Chapter 1: The Rationale For Change
9. LBTT legislation differs from SDLT in a number of areas, better aligning the legislation with Scots law and practices and ensuring appropriate reliefs and exemptions are applied in the Scottish context. Scottish Ministers have made clear they wish to take all reasonable steps to reduce the risk of avoidance of the devolved taxes, to foster a climate of tax compliance and help safeguard public finances. To minimise opportunities for avoidance, the Scottish approach also seeks to ensure that tax reliefs and exemptions are introduced only where they are supported by a strong evidence base.
10. When the Scottish Parliament considered and scrutinised the LBTT (Scotland) Bill, the Scottish Government’s policy intention was that group relief would operate in a similar way to the relief for SDLT. This was to ensure that there is no competitive advantage or disadvantage created between Scotland and the rest of the UK, in this respect, and to ensure that Scotland remains an important and attractive place for companies to locate and invest in.
11. In the lead up to and following publication of Revenue Scotland’s technical bulletin, stakeholders representing organisations with an interest in Scottish property assets have raised concerns about an inconsistency between SDLT and LBTT in terms of the treatment of share pledges and highlighted the potential negative ramifications for companies considering the case for investing in Scotland.
12. In particular, they have set out that share Pledges are a standard feature of banking arrangements within Scotland, routinely required by lenders, and that it would not be appropriate for tax legislation to “break” such standard practices. Stakeholders have also noted that the UK Government has accepted this and put relevant provisions in place across UK taxes (including Stamp Duty, Income Tax, Corporation Tax and Capital Gains Tax (SI 2013/234 art 7 wef 1 March 2013)).
13. Specifically for SDLT, legislative changes introduced in 2013 extended the availability of group relief to transactions between a parent company and a subsidiary, where the parent company has granted security to a lender over shares in the subsidiary.
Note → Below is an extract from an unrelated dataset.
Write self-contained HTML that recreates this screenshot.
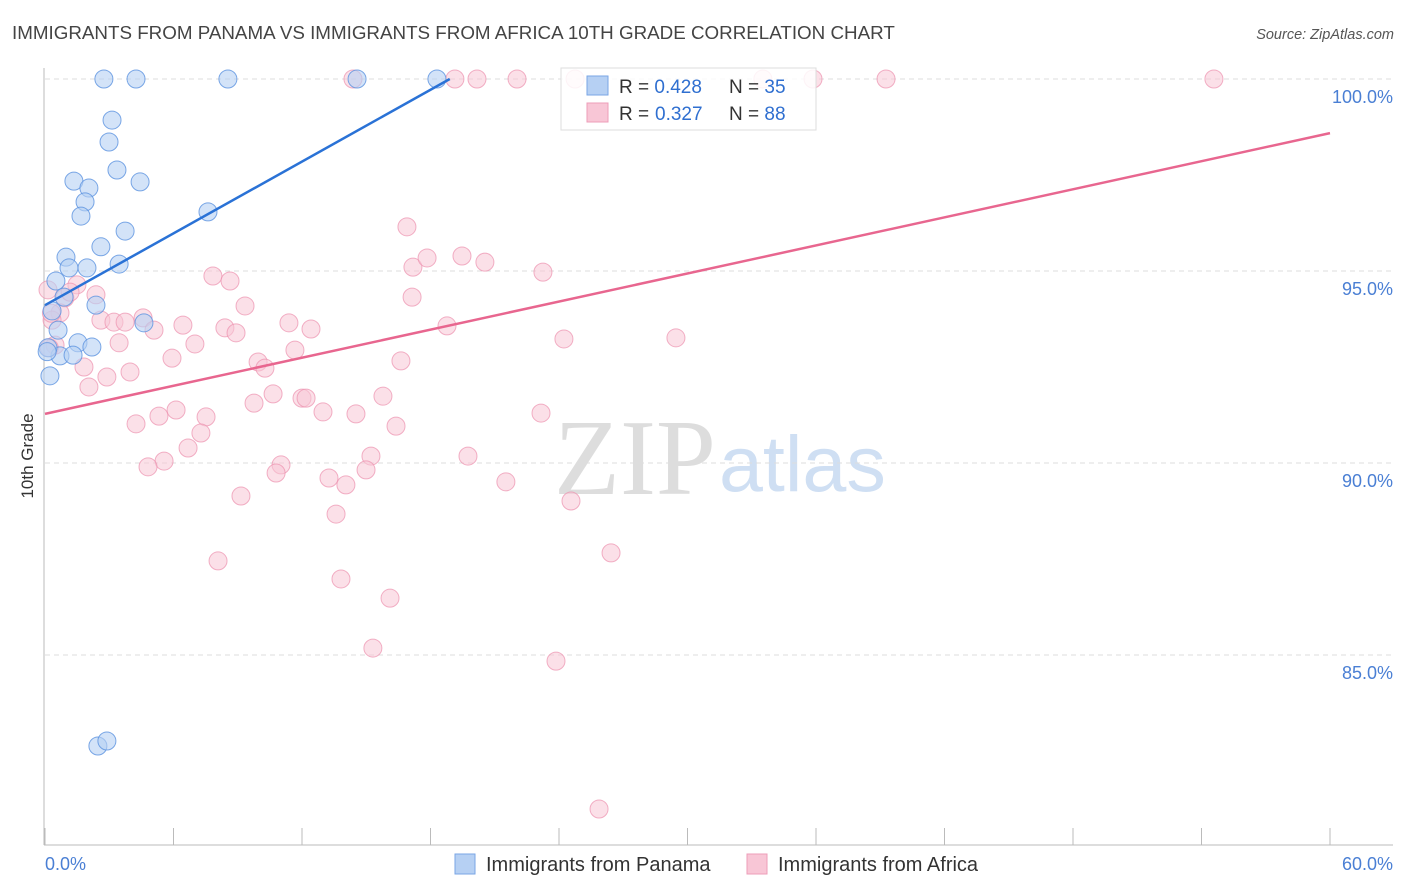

Prior to this, the Scottish Government understands that HMRC had been operating an extra statutory concession (ESC) to allow for this, meaning that the relief would have been available in Scotland prior to the introduction of LBTT.
14. Having given this matter detailed consideration; the Scottish Government’s intention is to address these concerns through legislative change. This recognises the original policy intention that LBTT group relief arrangements should operate in a similar way to SDLT and reflects the Scottish Government’s commitment to ensure Scotland remains an attractive place to invest and do business. In addition, we are clear that making this change will not affect the stringent anti-avoidance provisions in place to discourage abuse of the relief.
15. The proposed change will make clear that land transactions can occur between corporate group members without incurring a charge to LBTT, regardless of whether a share pledge or analogous arrangement is in place. It will also ensure parity in tax treatment for LBTT with other types of corporate transactions in which there is a change in the legal form, rather than the substance, of ownership for example Acquisitions Relief available under schedule 11 of the Act.